His all-round stroke-play excited Kohli no less. “The bowlers can’t pitch it short. He can clip balls for six. He can pull it for six. Great talent. Great one to watch out for in the future and tonight I had the best seat in the house and thoroughly enjoyed his innings.”
Beneath the quiet exterior shines a fierce determination to succeed. He loathes failures, though he rises quickly from setbacks. Losing successive finals in the Cottonian Shield, the most prestigious inter-school tournament in Bangalore, devastated him. “I cried a lot, I took the blame on myself. It was my folly I knew. But in the end, I realised that failures are part of your career and you have to come back stronger,” he said in the Reena DSouza show.
Later, in just his second outing in the Vijay Hazare Trophy, he scored 60 but his exit precipitated a collapse and Karnataka lost the match.
“It hurt me, and I realised the importance of batting long and completing the job. When I feel I am drifting away, I am looking to concentrate more and get back to the game,” he recollected during a press conference later on, after hitting back-to-back hundreds in the same series.
The drive to bat deep was evident in his most recent Vijay Hazare campaign, when he stroked 737 runs in seven innings, including four hundreds at a strike rate of 147. 40. It seems he has carried the habit into the IPL, where his hundred against Rajasthan could be the start of a memorable journey. It’s time he stands out not just for his height, but his deeds. From being mistaken for a bowler, he is leaving an unmistakable mark on the bowlers he’s facing. The mark of a genius.
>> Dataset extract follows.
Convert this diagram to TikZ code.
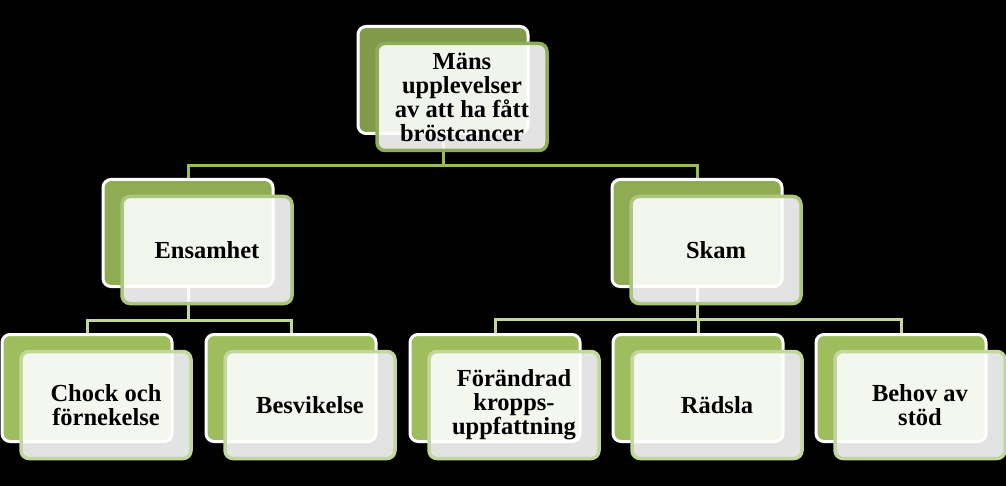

Padikkal’s strokes of genius
Cover drive: He glides into his drives, gets right upto the pitch of the ball and then with his wrists guides the ball through gaps with a flourish — often through the covers, and at times through extra cover. He barely over hits the ball, doesn’t reach out but waits for it to drop near him.
Pull: Anything slightly short into his body or just outside the off-stump, he is quick onto the back-foot, fluidly transferring his weight. His height, often, allows him to get on top of the ball and play it along the ground, though in shorter formats he’s inclined to take the aerial route too, wherein he consciously gets under the ball and opens his stance up a bit so that he gets the requisite elevation.
Flick: There’s an easy nonchalance about his flicks, especially when he goes aerial. It’s nothing more than a last-minute twirl of the wrists. The key again is his balance, which ensures that his head remains still when he plays the shot.
Slog sweep: Probably the most powerful shot in his repertoire. For a tall man, he hunkers down quite smoothly and once he does, a large vista opens up for him, thanks to his long reach. At times, when executing that shot, he looks like Matthew Hayden without those gargantuan forearms.